From a directorial standpoint Parker has a long way to go. Closeups are the predominate show and slow cuts between two characters illustrate their connection, giving off a Hallmark movie vibe. When Turner kills the main baddie you half-expect images of all those the man has wronged to flash across the scree; the fact that it doesn’t is remarkable. Other moments are the result of sloppy scriptwriting, like Jackie Earle Haley playing the only villain in the entire South.

Horrific real-life moments in the life of American slaves are depicted, but the camera’s slow-motion zooms reek of shock value. These images are shocking, and rightfully so, but the cinematography implies audiences won’t care unless they’re given reasons to be sick. What Steve McQueen presented so skillfully in 12 Years a Slave was the complacency of the people to slavery. Moments were shocking because they were treated in such a blase manner. Here, the exploitation of others is treated just as exploitatively by its director. A little girl dragged around on a leash is terrible to see on its own, but the camera presents it in slow motion to give every belittling second.

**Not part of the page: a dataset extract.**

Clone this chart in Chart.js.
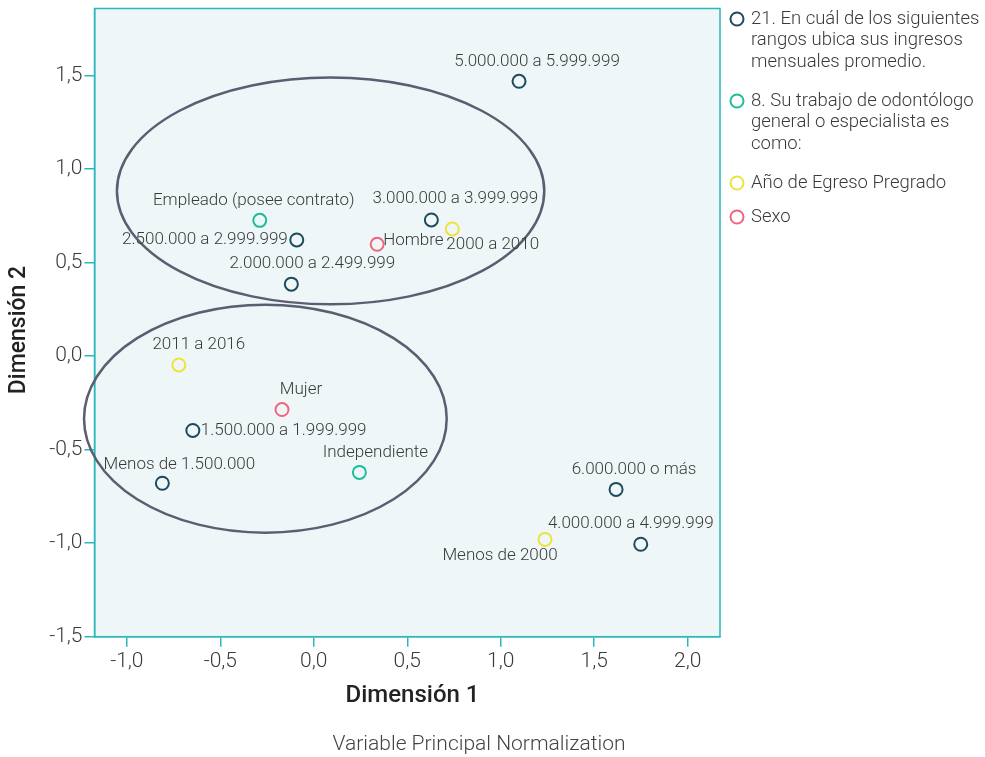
<!DOCTYPE html>
<html>
<head>
<meta charset="utf-8">
<script src="https://cdn.jsdelivr.net/npm/chart.js@4/dist/chart.umd.min.js"></script>
<style>
  html, body { margin: 0; padding: 0; background: #ffffff; }
  #wrap { width: 985px; height: 757px; position: relative; }
</style>
</head>
<body>
<div id="wrap"><canvas id="c" width="985" height="757"></canvas></div>
<script>
// ---------- DATA ----------
const seriesNames = [
  ["21. En cuál de los siguientes", "rangos ubica sus ingresos", "mensuales promedio."],
  ["8. Su trabajo de odontólogo", "general o especialista es", "como:"],
  ["Año de Egreso Pregrado"],
  ["Sexo"]
];
const incomeLabels = ["Menos de 1.500.000", "1.500.000 a 1.999.999", "2.000.000 a 2.499.999", "2.500.000 a 2.999.999",
                      "3.000.000 a 3.999.999", "4.000.000 a 4.999.999", "5.000.000 a 5.999.999", "6.000.000 o más"];
const incomeX = [-0.81, -0.647, -0.12, -0.091, 0.629, 1.749, 1.098, 1.617];
const incomeY = [-0.68, -0.398, 0.384, 0.62, 0.727, -1.006, 1.468, -0.713];

const workLabels = ["Empleado (posee contrato)", "Independiente"];
const workX = [-0.289, 0.244];
const workY = [0.725, -0.622];

const yearLabels = ["Menos de 2000", "2000 a 2010", "2011 a 2016"];
const yearX = [1.237, 0.741, -0.722];
const yearY = [-0.98, 0.679, -0.048];

const sexLabels = ["Hombre", "Mujer"];
const sexX = [0.339, -0.17];
const sexY = [0.597, -0.286];

const xTicks = [-1.0, -0.5, 0.0, 0.5, 1.0, 1.5, 2.0];
const yTicks = [-1.5, -1.0, -0.5, 0.0, 0.5, 1.0, 1.5];

// group ellipses (center and semi-axes in data units)
const ellipseCx = [0.09, -0.259];
const ellipseCy = [0.882, -0.335];
const ellipseRx = [1.143, 0.97];
const ellipseRy = [0.606, 0.609];

// ---------- STYLE ----------
const colors = ["#1e4a5e", "#1dbd9c", "#ece43e", "#f0667f"];
// label placement per point: [align, dx px, dy px]
const incomePlace = [["center",17,-19],["left",8,0],["center",21,-20],["right",-9,0],["center",24,-21],["center",-10,-21],["center",18,-20],["center",18,-20]];
const workPlace = [["center",-6,-20],["center",16,-20]];
const yearPlace = [["center",-45,16],["left",-6,16],["center",20,-20]];
const sexPlace = [["left",6,-4],["center",19,-20]];

const teal = "#2bb8bd";
const FONT = "Roboto, 'Noto Sans', sans-serif";

function pts(xs, ys) { return xs.map((x, i) => ({ x: x, y: ys[i] })); }

const datasets = [
  { label: seriesNames[0].join(" "), data: pts(incomeX, incomeY), names: incomeLabels, place: incomePlace },
  { label: seriesNames[1].join(" "), data: pts(workX, workY), names: workLabels, place: workPlace },
  { label: seriesNames[2].join(" "), data: pts(yearX, yearY), names: yearLabels, place: yearPlace },
  { label: seriesNames[3].join(" "), data: pts(sexX, sexY), names: sexLabels, place: sexPlace }
].map((d, i) => Object.assign(d, {
  borderColor: colors[i], backgroundColor: "rgba(0,0,0,0)", pointRadius: 6.5, pointBorderWidth: 2,
  pointHoverRadius: 6.5, showLine: false
}));

const decoPlugin = {
  id: "deco",
  beforeDraw(chart) {
    const { ctx, chartArea: a } = chart;
    ctx.save();
    ctx.fillStyle = "#eef6f7";
    ctx.fillRect(a.left, a.top, a.right - a.left, a.bottom - a.top);
    ctx.restore();
  },
  afterDraw(chart) {
    const { ctx, chartArea: a, scales } = chart;
    const xs = scales.x, ys = scales.y;
    ctx.save();
    // frame
    ctx.strokeStyle = teal; ctx.lineWidth = 1.5;
    ctx.strokeRect(a.left, a.top, a.right - a.left, a.bottom - a.top);
    // ellipses
    ctx.strokeStyle = "#5c5d70"; ctx.lineWidth = 2.5;
    for (let i = 0; i < ellipseCx.length; i++) {
      const cx = xs.getPixelForValue(ellipseCx[i]);
      const cy = ys.getPixelForValue(ellipseCy[i]);
      const rx = Math.abs(xs.getPixelForValue(ellipseCx[i] + ellipseRx[i]) - cx);
      const ry = Math.abs(ys.getPixelForValue(ellipseCy[i] + ellipseRy[i]) - cy);
      ctx.beginPath(); ctx.ellipse(cx, cy, rx, ry, 0, 0, Math.PI * 2); ctx.stroke();
    }
    // point labels
    ctx.font = "300 17px " + FONT; ctx.fillStyle = "#3a3a3a"; ctx.textBaseline = "middle";
    chart.data.datasets.forEach((ds) => {
      ds.data.forEach((p, j) => {
        const px = xs.getPixelForValue(p.x), py = ys.getPixelForValue(p.y);
        const pl = ds.place[j];
        ctx.textAlign = pl[0];
        ctx.fillText(ds.names[j], px + pl[1], py + pl[2]);
      });
    });
    // axis titles
    ctx.fillStyle = "#222"; ctx.textAlign = "center";
    ctx.font = "500 24px " + FONT;
    ctx.fillText("Dimensión 1", 412.5, 696);
    ctx.save(); ctx.translate(19, 330); ctx.rotate(-Math.PI / 2);
    ctx.font = "500 23px " + FONT;
    ctx.fillText("Dimensión 2", 0, 0); ctx.restore();
    ctx.fillStyle = "#444"; ctx.font = "300 21px " + FONT;
    ctx.fillText("Variable Principal Normalization", 479, 745);
    // legend
    let y = 19;
    seriesNames.forEach((lines, i) => {
      ctx.strokeStyle = colors[i]; ctx.lineWidth = 2;
      ctx.beginPath(); ctx.arc(737, y, 6.5, 0, Math.PI * 2); ctx.stroke();
      ctx.fillStyle = "#3a3a3a"; ctx.font = "300 18.5px " + FONT; ctx.textAlign = "left";
      lines.forEach((t, k) => { ctx.fillText(t, 751, y + k * 21.5); });
      y += lines.length * 21.5 + (lines.length > 1 ? 17.5 : 12.5);
    });
    ctx.restore();
  }
};

const fmt = (v) => v.toFixed(1).replace(".", ",");

new Chart(document.getElementById("c"), {
  type: "scatter",
  data: { datasets: datasets },
  options: {
    responsive: false, animation: false, devicePixelRatio: 1,
    layout: { padding: { left: 0, top: 7.3, right: 265, bottom: 0 } },
    plugins: { legend: { display: false }, tooltip: { enabled: false } },
    scales: {
      x: {
        type: "linear", min: -1.173, max: 2.173,
        afterBuildTicks: (s) => { s.ticks = xTicks.map(v => ({ value: v })); },
        afterFit: (s) => { s.height = 120.3; s.paddingLeft = 0; s.paddingRight = 0; },
        border: { display: true, color: teal, width: 1.5 },
        grid: { drawOnChartArea: false, drawTicks: true, tickLength: 10, color: teal, lineWidth: 1.5 },
        ticks: { callback: fmt, color: "#3a3a3a", font: { family: FONT, size: 21, weight: 300 }, padding: 2, maxRotation: 0, autoSkip: false }
      },
      y: {
        type: "linear", min: -1.5, max: 1.857,
        afterBuildTicks: (s) => { s.ticks = yTicks.map(v => ({ value: v })); },
        afterFit: (s) => { s.width = 94.5; s.paddingTop = 0; s.paddingBottom = 0; },
        border: { display: true, color: teal, width: 1.5 },
        grid: { drawOnChartArea: false, drawTicks: true, tickLength: 10, color: teal, lineWidth: 1.5 },
        ticks: { callback: fmt, color: "#3a3a3a", font: { family: FONT, size: 21, weight: 300 }, padding: 2, autoSkip: false }
      }
    }
  },
  plugins: [decoPlugin]
});
</script>
</body>
</html>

Image courtesy of 20th Century-Fox

Several articles about Birth up the separation of artist and art, due to past allegations of rape against Parker. Two significant rape scenes are in the film and they demonstrate the inability to separate between the two. One character’s rape is used to galvanize Turner to action. The other, involving Gabrielle Union in a non-speaking role, focuses solely on how the men feel about it, not the women. Union’s assault is totally unnecessary to the film, so it’s inclusion leaves the audience scratching their heads more than anything.

Judging everyone else’s performance is tough because Parker’s Nat is the only one provided significant personality. (He is the Chosen One after all.) Armie Hammer rocks fake teeth as the weak-willed Sam Turner, his mood shifting from quasi-friend to outright villain, with the transition stemming from the wobbly script. Penelope Ann Miller and King are great and able to rise above the shoddy writing.

Related Story: Seven Must-See Movies of October

Those looking for an in-depth examination of the Nat Turner rebellion free of directorial interference should look elsewhere. The Birth of a Nation tells a serious story in the simplest way possibly by focusing on its star and no one else.